Saturday, January 27, 2007

Children of Men

While it was all fine and good for so many Mexican directors and filmakers to be nominated for so many Oscars this year, as we read the news back here in Guanajuato we felt as though the veil was finally being lifted from our eyes.

I had previously thought that the best picture of the year would actually receive a nomination for Best Picture. Sure some politics usually get in the way and a lesser movie actually wins, but the deserving film would at least be nominated.

Not in 2007. How could a relatively mediocre movie like Babel receive so many nominations, and a devastatingly well-made movie like Children of Men receive so few? The tale of a future gone bad, where humanity has lost al hope in the face of worldwide sterility and a neverending war on terror is quite probably the greatest movie I have, or could hope to have, seen in my life.
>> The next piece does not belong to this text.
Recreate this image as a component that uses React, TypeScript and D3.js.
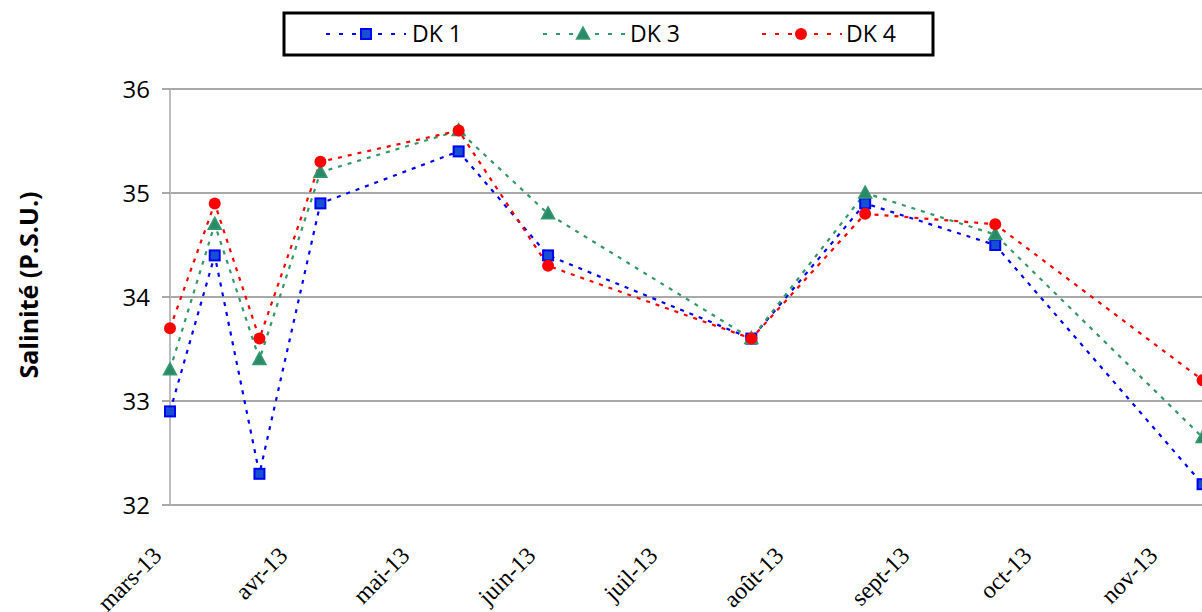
import React from "react";
import * as d3 from "d3";

const sampleDates = ["2013-03-01", "2013-03-12", "2013-03-23", "2013-04-07", "2013-05-11", "2013-06-02", "2013-07-22", "2013-08-19", "2013-09-20", "2013-11-10"];
const dk1 = [32.9, 34.4, 32.3, 34.9, 35.4, 34.4, 33.6, 34.9, 34.5, 32.2];
const dk3 = [33.3, 34.7, 33.4, 35.2, 35.6, 34.8, 33.6, 35.0, 34.6, 32.65];
const dk4 = [33.7, 34.9, 33.6, 35.3, 35.6, 34.3, 33.6, 34.8, 34.7, 33.2];
const monthTicks = ["2013-03-01", "2013-04-01", "2013-05-01", "2013-06-01", "2013-07-01", "2013-08-01", "2013-09-01", "2013-10-01", "2013-11-01"];
const monthLabels = ["mars-13", "avr-13", "mai-13", "juin-13", "juil-13", "août-13", "sept-13", "oct-13", "nov-13"];
const yTicks = [32, 33, 34, 35, 36];
const seriesNames = ["DK 1", "DK 3", "DK 4"];

const W = 1202;
const H = 612;
const left = 170;
const top = 89;
const bottom = 505;

const parse = (s: string) => new Date(s + "T00:00:00Z");

export default function App() {
  const x = d3.scaleUtc().domain([parse("2013-03-01"), parse("2013-11-01")]).range([left, 1166]);
  const y = d3.scaleLinear().domain([32, 36]).range([bottom, top]);

  const series = [
    { name: seriesNames[0], values: dk1, color: "#0000ff", marker: "square" },
    { name: seriesNames[1], values: dk3, color: "#339966", marker: "triangle" },
    { name: seriesNames[2], values: dk4, color: "#ff0000", marker: "circle" },
  ];

  const line = d3
    .line<[Date, number]>()
    .x((d) => x(d[0]))
    .y((d) => y(d[1]));

  const marker = (type: string, cx: number, cy: number, key: any) => {
    if (type === "square")
      return <rect key={key} x={cx - 5} y={cy - 5} width={10} height={10} fill="#1650d0" stroke="#0000ff" strokeWidth={2} />;
    if (type === "triangle") {
      const p = d3.path();
      p.moveTo(cx, cy - 7);
      p.lineTo(cx + 6.5, cy + 5);
      p.lineTo(cx - 6.5, cy + 5);
      p.closePath();
      return <path key={key} d={p.toString()} fill="#2a8a68" stroke="#35996f" strokeWidth={1.5} />;
    }
    return <circle key={key} cx={cx} cy={cy} r={6} fill="#ff0000" />;
  };

  const legendItems = [
    { lx1: 326, lx2: 406, mx: 366, tx: 412 },
    { lx1: 543, lx2: 625, mx: 583, tx: 630 },
    { lx1: 762, lx2: 842, mx: 801, tx: 846 },
  ];

  return (
    <svg width={W} height={H} style={{ position: "absolute", left: 0, top: 0, background: "#ffffff" }}>
      <rect x={0} y={0} width={W} height={H} fill="#ffffff" />
      {yTicks.map((t) => (
        <line key={"g" + t} x1={left} x2={W + 50} y1={y(t)} y2={y(t)} stroke="#8c8c8c" strokeWidth={1.5} />
      ))}
      <line x1={left} x2={left} y1={top} y2={bottom} stroke="#bdbdbd" strokeWidth={2} />
      {yTicks.map((t) => (
        <g key={"t" + t}>
          <line x1={left - 8} x2={left} y1={y(t)} y2={y(t)} stroke="#8c8c8c" strokeWidth={1.5} />
          <text x={150} y={y(t) + 8.6} textAnchor="end" fontFamily="'Open Sans', sans-serif" fontSize={24} fill="#000">
            {t}
          </text>
        </g>
      ))}
      {monthTicks.map((m, i) => {
        const tx = x(parse(m));
        return (
          <text
            key={"x" + m}
            transform={`translate(${tx - 7},${557}) rotate(-45)`}
            textAnchor="end"
            fontFamily="'Liberation Serif', 'Times New Roman', serif"
            fontSize={24}
            fill="#000"
          >
            {monthLabels[i]}
          </text>
        );
      })}
      <text
        transform={`translate(28,285) rotate(-90)`}
        textAnchor="middle"
        dominantBaseline="central"
        fontFamily="'Open Sans', sans-serif"
        fontWeight={700}
        fontSize={25}
        fill="#000"
      >
        Salinité (P.S.U.)
      </text>
      {series.map((s) => {
        const pts: [Date, number][] = sampleDates.map((d, i) => [parse(d), s.values[i]]);
        return (
          <g key={s.name}>
            <path d={line(pts) || ""} fill="none" stroke={s.color} strokeWidth={2.2} strokeDasharray="4 6" />
          </g>
        );
      })}
      {series.map((s) => (
        <g key={s.name + "m"}>
          {sampleDates.map((d, i) => marker(s.marker, x(parse(d)), y(s.values[i]), i))}
        </g>
      ))}
      <rect x={284} y={13} width={649} height={42} fill="#ffffff" stroke="#000000" strokeWidth={3} />
      {series.map((s, i) => {
        const it = legendItems[i];
        return (
          <g key={s.name + "l"}>
            <line x1={it.lx1} x2={it.lx2} y1={34} y2={34} stroke={s.color} strokeWidth={2.2} strokeDasharray="4 9" />
            {marker(s.marker, it.mx, 34, "lm")}
            <text x={it.tx} y={42} fontFamily="'Open Sans', sans-serif" fontSize={23} fill="#000">
              {s.name}
            </text>
          </g>
        );
      })}
    </svg>
  );
}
The entire cast, lead by Clive Owen, puts out a powerful performance, and the possible future the movie creates for us is terrifingly real, with threads of terror and government abuse, as well as the slow collapse of global civilization. Can a movie whose best scene is when Brad Pitt cries on the phone really beat a movie where British tanks open fire on an apartment building full of innocent families in the name of fear and loathing?

Apparently it has.

Selma Hayek is right to be proud I guess, but she needs to calm down.